> **What is needed**
Quote each line of the material verbatim, without the pictures.

> **Data block**

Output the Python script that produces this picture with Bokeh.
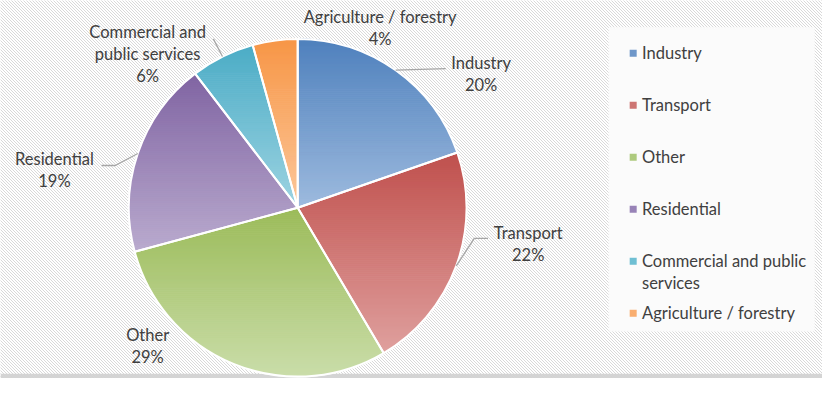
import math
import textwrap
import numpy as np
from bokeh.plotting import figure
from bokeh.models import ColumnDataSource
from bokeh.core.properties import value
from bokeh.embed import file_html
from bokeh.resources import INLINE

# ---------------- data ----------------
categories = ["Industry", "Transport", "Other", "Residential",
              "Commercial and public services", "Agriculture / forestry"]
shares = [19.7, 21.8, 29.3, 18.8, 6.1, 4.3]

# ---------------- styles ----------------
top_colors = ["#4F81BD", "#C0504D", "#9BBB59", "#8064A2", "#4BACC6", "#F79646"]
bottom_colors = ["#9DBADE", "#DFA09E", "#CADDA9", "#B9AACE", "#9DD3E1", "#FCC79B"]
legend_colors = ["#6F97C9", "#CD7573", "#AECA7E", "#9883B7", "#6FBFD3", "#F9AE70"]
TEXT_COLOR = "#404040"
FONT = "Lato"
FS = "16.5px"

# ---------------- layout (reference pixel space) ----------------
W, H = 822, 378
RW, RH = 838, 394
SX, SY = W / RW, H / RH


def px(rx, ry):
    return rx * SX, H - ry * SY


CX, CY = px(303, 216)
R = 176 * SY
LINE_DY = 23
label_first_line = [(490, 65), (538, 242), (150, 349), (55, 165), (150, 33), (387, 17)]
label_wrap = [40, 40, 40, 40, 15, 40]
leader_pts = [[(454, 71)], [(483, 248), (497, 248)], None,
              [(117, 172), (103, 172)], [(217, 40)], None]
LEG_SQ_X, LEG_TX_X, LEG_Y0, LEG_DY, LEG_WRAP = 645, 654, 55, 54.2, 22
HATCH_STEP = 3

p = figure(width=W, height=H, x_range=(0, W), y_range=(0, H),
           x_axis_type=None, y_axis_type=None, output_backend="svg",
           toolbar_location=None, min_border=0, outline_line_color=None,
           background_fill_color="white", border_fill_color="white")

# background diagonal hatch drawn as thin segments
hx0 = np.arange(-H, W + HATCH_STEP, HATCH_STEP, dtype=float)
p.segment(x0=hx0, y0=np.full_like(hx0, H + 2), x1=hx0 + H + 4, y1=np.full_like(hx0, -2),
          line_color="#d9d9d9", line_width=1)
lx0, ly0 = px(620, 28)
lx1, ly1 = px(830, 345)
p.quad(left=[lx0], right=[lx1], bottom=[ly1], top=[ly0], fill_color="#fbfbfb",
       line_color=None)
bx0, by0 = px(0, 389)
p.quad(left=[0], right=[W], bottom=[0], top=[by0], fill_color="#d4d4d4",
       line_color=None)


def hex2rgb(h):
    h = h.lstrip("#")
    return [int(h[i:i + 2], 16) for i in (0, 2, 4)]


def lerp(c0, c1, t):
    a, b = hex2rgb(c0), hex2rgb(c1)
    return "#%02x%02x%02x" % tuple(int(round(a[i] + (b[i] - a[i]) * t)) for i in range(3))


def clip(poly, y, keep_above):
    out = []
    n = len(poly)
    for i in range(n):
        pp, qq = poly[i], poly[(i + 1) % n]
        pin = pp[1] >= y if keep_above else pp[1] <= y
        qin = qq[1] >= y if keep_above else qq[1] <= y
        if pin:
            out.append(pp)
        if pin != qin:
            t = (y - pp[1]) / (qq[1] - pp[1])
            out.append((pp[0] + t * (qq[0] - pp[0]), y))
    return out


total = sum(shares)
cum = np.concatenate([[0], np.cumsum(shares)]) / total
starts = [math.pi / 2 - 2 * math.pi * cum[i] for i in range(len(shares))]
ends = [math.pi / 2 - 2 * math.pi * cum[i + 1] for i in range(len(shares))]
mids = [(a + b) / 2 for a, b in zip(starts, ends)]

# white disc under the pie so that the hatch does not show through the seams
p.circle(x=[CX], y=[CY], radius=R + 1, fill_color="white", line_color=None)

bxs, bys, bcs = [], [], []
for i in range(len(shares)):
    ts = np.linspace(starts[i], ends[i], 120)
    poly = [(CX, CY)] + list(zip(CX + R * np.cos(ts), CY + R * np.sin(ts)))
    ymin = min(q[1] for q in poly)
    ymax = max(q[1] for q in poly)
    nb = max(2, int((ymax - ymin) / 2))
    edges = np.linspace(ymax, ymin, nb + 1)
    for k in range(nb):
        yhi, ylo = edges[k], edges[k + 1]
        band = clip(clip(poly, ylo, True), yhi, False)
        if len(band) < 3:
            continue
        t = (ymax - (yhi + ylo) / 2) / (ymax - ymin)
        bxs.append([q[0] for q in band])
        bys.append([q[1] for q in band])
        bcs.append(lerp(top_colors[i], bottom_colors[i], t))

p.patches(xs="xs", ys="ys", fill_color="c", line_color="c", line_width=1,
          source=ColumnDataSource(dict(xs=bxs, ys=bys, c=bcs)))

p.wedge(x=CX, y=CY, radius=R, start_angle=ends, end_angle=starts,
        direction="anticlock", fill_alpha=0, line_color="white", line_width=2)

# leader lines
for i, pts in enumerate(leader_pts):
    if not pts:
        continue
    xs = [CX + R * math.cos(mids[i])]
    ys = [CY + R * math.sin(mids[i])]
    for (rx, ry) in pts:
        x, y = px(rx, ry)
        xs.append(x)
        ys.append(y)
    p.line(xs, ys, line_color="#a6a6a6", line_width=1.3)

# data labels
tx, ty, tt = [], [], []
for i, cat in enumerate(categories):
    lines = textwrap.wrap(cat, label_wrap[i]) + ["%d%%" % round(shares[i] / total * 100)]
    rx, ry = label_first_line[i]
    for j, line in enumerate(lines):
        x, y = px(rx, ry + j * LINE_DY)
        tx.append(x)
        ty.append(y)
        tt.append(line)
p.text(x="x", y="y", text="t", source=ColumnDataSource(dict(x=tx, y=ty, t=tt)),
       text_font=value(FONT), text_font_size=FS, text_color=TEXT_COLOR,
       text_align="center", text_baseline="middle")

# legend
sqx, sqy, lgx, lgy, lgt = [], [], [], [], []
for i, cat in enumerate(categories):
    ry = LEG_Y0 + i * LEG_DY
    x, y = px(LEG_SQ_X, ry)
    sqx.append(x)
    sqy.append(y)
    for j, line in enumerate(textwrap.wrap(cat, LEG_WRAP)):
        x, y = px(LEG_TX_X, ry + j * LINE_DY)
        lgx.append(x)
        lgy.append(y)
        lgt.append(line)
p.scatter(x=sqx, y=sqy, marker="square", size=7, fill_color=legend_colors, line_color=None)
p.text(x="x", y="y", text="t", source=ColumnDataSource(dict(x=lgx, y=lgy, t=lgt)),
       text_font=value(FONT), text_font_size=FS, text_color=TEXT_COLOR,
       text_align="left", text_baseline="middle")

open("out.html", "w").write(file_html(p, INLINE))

> **Solved problem**
Output the Python script that produces this picture with Bokeh.
import math
import textwrap
import numpy as np
from bokeh.plotting import figure
from bokeh.models import ColumnDataSource
from bokeh.core.properties import value
from bokeh.embed import file_html
from bokeh.resources import INLINE

# ---------------- data ----------------
categories = ["Industry", "Transport", "Other", "Residential",
              "Commercial and public services", "Agriculture / forestry"]
shares = [19.7, 21.8, 29.3, 18.8, 6.1, 4.3]

# ---------------- styles ----------------
top_colors = ["#4F81BD", "#C0504D", "#9BBB59", "#8064A2", "#4BACC6", "#F79646"]
bottom_colors = ["#9DBADE", "#DFA09E", "#CADDA9", "#B9AACE", "#9DD3E1", "#FCC79B"]
legend_colors = ["#6F97C9", "#CD7573", "#AECA7E", "#9883B7", "#6FBFD3", "#F9AE70"]
TEXT_COLOR = "#404040"
FONT = "Lato"
FS = "16.5px"

# ---------------- layout (reference pixel space) ----------------
W, H = 822, 378
RW, RH = 838, 394
SX, SY = W / RW, H / RH


def px(rx, ry):
    return rx * SX, H - ry * SY


CX, CY = px(303, 216)
R = 176 * SY
LINE_DY = 23
label_first_line = [(490, 65), (538, 242), (150, 349), (55, 165), (150, 33), (387, 17)]
label_wrap = [40, 40, 40, 40, 15, 40]
leader_pts = [[(454, 71)], [(483, 248), (497, 248)], None,
              [(117, 172), (103, 172)], [(217, 40)], None]
LEG_SQ_X, LEG_TX_X, LEG_Y0, LEG_DY, LEG_WRAP = 645, 654, 55, 54.2, 22
HATCH_STEP = 3

p = figure(width=W, height=H, x_range=(0, W), y_range=(0, H),
           x_axis_type=None, y_axis_type=None, output_backend="svg",
           toolbar_location=None, min_border=0, outline_line_color=None,
           background_fill_color="white", border_fill_color="white")

# background diagonal hatch drawn as thin segments
hx0 = np.arange(-H, W + HATCH_STEP, HATCH_STEP, dtype=float)
p.segment(x0=hx0, y0=np.full_like(hx0, H + 2), x1=hx0 + H + 4, y1=np.full_like(hx0, -2),
          line_color="#d9d9d9", line_width=1)
lx0, ly0 = px(620, 28)
lx1, ly1 = px(830, 345)
p.quad(left=[lx0], right=[lx1], bottom=[ly1], top=[ly0], fill_color="#fbfbfb",
       line_color=None)
bx0, by0 = px(0, 389)
p.quad(left=[0], right=[W], bottom=[0], top=[by0], fill_color="#d4d4d4",
       line_color=None)


def hex2rgb(h):
    h = h.lstrip("#")
    return [int(h[i:i + 2], 16) for i in (0, 2, 4)]


def lerp(c0, c1, t):
    a, b = hex2rgb(c0), hex2rgb(c1)
    return "#%02x%02x%02x" % tuple(int(round(a[i] + (b[i] - a[i]) * t)) for i in range(3))


def clip(poly, y, keep_above):
    out = []
    n = len(poly)
    for i in range(n):
        pp, qq = poly[i], poly[(i + 1) % n]
        pin = pp[1] >= y if keep_above else pp[1] <= y
        qin = qq[1] >= y if keep_above else qq[1] <= y
        if pin:
            out.append(pp)
        if pin != qin:
            t = (y - pp[1]) / (qq[1] - pp[1])
            out.append((pp[0] + t * (qq[0] - pp[0]), y))
    return out


total = sum(shares)
cum = np.concatenate([[0], np.cumsum(shares)]) / total
starts = [math.pi / 2 - 2 * math.pi * cum[i] for i in range(len(shares))]
ends = [math.pi / 2 - 2 * math.pi * cum[i + 1] for i in range(len(shares))]
mids = [(a + b) / 2 for a, b in zip(starts, ends)]

# white disc under the pie so that the hatch does not show through the seams
p.circle(x=[CX], y=[CY], radius=R + 1, fill_color="white", line_color=None)

bxs, bys, bcs = [], [], []
for i in range(len(shares)):
    ts = np.linspace(starts[i], ends[i], 120)
    poly = [(CX, CY)] + list(zip(CX + R * np.cos(ts), CY + R * np.sin(ts)))
    ymin = min(q[1] for q in poly)
    ymax = max(q[1] for q in poly)
    nb = max(2, int((ymax - ymin) / 2))
    edges = np.linspace(ymax, ymin, nb + 1)
    for k in range(nb):
        yhi, ylo = edges[k], edges[k + 1]
        band = clip(clip(poly, ylo, True), yhi, False)
        if len(band) < 3:
            continue
        t = (ymax - (yhi + ylo) / 2) / (ymax - ymin)
        bxs.append([q[0] for q in band])
        bys.append([q[1] for q in band])
        bcs.append(lerp(top_colors[i], bottom_colors[i], t))

p.patches(xs="xs", ys="ys", fill_color="c", line_color="c", line_width=1,
          source=ColumnDataSource(dict(xs=bxs, ys=bys, c=bcs)))

p.wedge(x=CX, y=CY, radius=R, start_angle=ends, end_angle=starts,
        direction="anticlock", fill_alpha=0, line_color="white", line_width=2)

# leader lines
for i, pts in enumerate(leader_pts):
    if not pts:
        continue
    xs = [CX + R * math.cos(mids[i])]
    ys = [CY + R * math.sin(mids[i])]
    for (rx, ry) in pts:
        x, y = px(rx, ry)
        xs.append(x)
        ys.append(y)
    p.line(xs, ys, line_color="#a6a6a6", line_width=1.3)

# data labels
tx, ty, tt = [], [], []
for i, cat in enumerate(categories):
    lines = textwrap.wrap(cat, label_wrap[i]) + ["%d%%" % round(shares[i] / total * 100)]
    rx, ry = label_first_line[i]
    for j, line in enumerate(lines):
        x, y = px(rx, ry + j * LINE_DY)
        tx.append(x)
        ty.append(y)
        tt.append(line)
p.text(x="x", y="y", text="t", source=ColumnDataSource(dict(x=tx, y=ty, t=tt)),
       text_font=value(FONT), text_font_size=FS, text_color=TEXT_COLOR,
       text_align="center", text_baseline="middle")

# legend
sqx, sqy, lgx, lgy, lgt = [], [], [], [], []
for i, cat in enumerate(categories):
    ry = LEG_Y0 + i * LEG_DY
    x, y = px(LEG_SQ_X, ry)
    sqx.append(x)
    sqy.append(y)
    for j, line in enumerate(textwrap.wrap(cat, LEG_WRAP)):
        x, y = px(LEG_TX_X, ry + j * LINE_DY)
        lgx.append(x)
        lgy.append(y)
        lgt.append(line)
p.scatter(x=sqx, y=sqy, marker="square", size=7, fill_color=legend_colors, line_color=None)
p.text(x="x", y="y", text="t", source=ColumnDataSource(dict(x=lgx, y=lgy, t=lgt)),
       text_font=value(FONT), text_font_size=FS, text_color=TEXT_COLOR,
       text_align="left", text_baseline="middle")

open("out.html", "w").write(file_html(p, INLINE))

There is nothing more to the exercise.